Logical Unit 6.2 is an IBM-originated communications protocol specification dating from 1974, and is part of IBM's Systems Network Architecture (SNA).

A device-independent SNA protocol, it is used for peer-to-peer communications between two systems, for example, between a computer and a device (e.g. terminal or printer), or between computers. LU6.2 is used by many of IBM's products, including Common Programming Interface for Communications Intersystem Communications (CICS ISC), and Information Management System, and also many non-IBM products. In 1986, Bruce Compton, Manager of Office Systems and Technology with General Electric, said:

LU 6.2 means I don't have to write the software communications interfaces. If I have one office server in a DEC environment, and another in a Wang environment... I can use the LU 6.2 standard to pass files between those devices, and I don't have to worry about things like block checking and clock.

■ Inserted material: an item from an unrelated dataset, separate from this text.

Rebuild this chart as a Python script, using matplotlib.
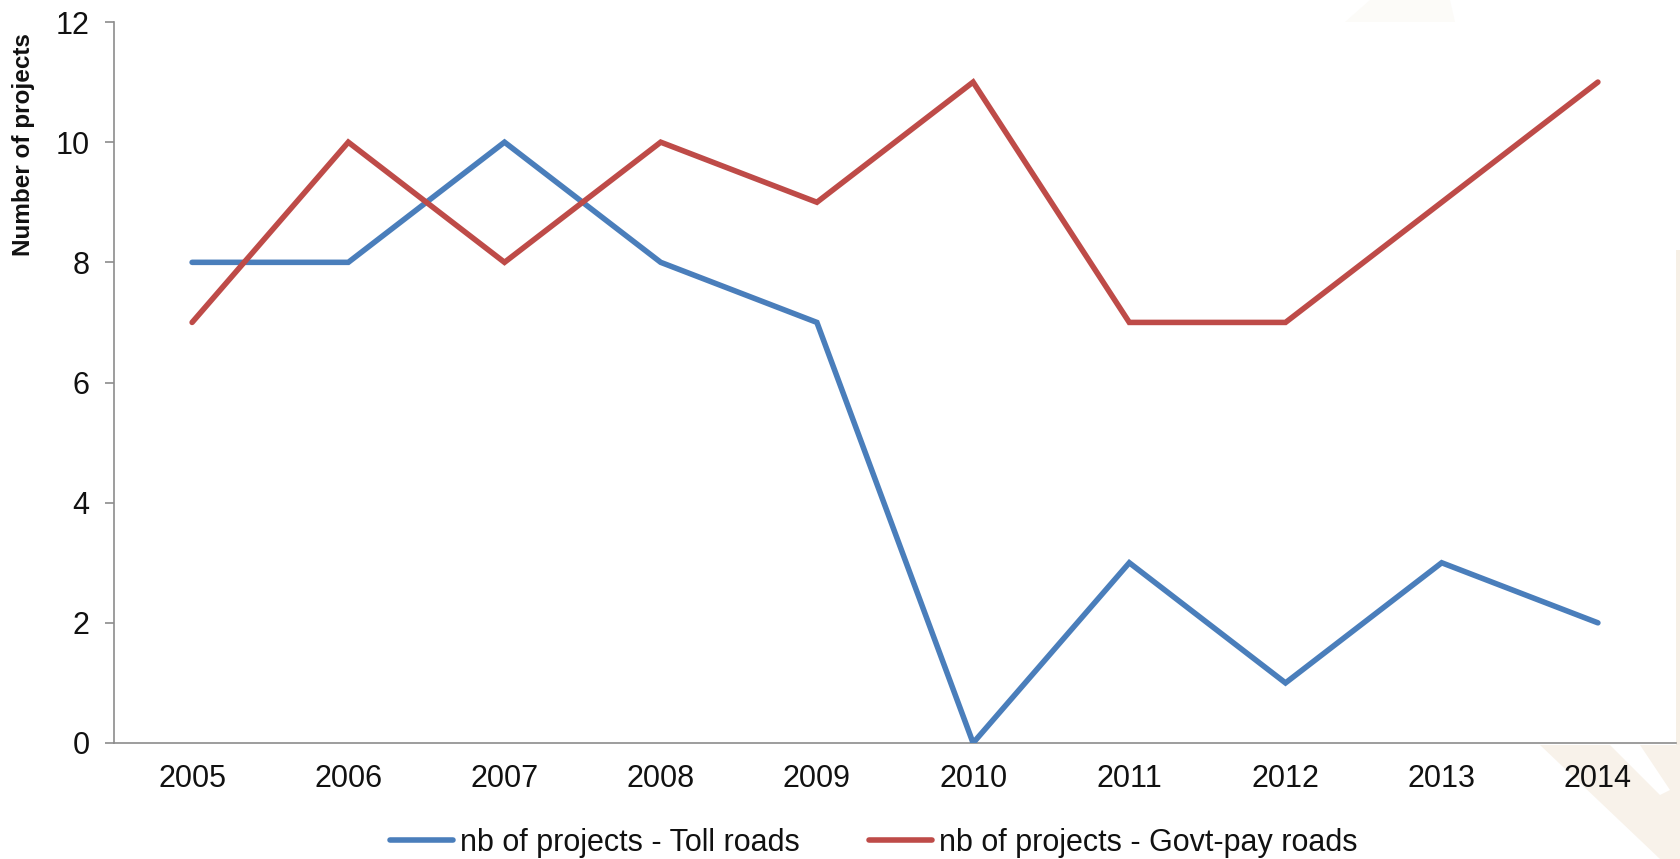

Some examples of non-IBM products which implemented the SNA stack including LU6.2 are: Microsoft Host Integration Server, and NetWare for SAA.

APPC is a protocol used with LU6.2 architecture. APPC is often used to refer to the LU6.2 architecture or to specific LU6.2 features.

LU6.2-compliant devices operate as peers within the network and can perform multiple simultaneous transactions over the network. LU6.2 devices can also detect and correct errors. The LU6.2 definition provides a common API for communicating with and controlling compliant devices. Although the concepts were the same on all platforms, the actual API implementation often varied on each IBM platform which implemented it. Other vendors also implemented LU6.2 in their own products and with their own APIs. IBM later defined the Common Programming Interface for Communications (CPIC) API which would eventually become widely implemented. CPIC allowed for the authoring of multi-platform code.

Adoption was slow but steady. As of November 1987, of 207 large US companies interviewed "Eighteen percent of the companies said they have implemented LU 6.2 systems already, and 51% said they expect to have such systems up and running within two years."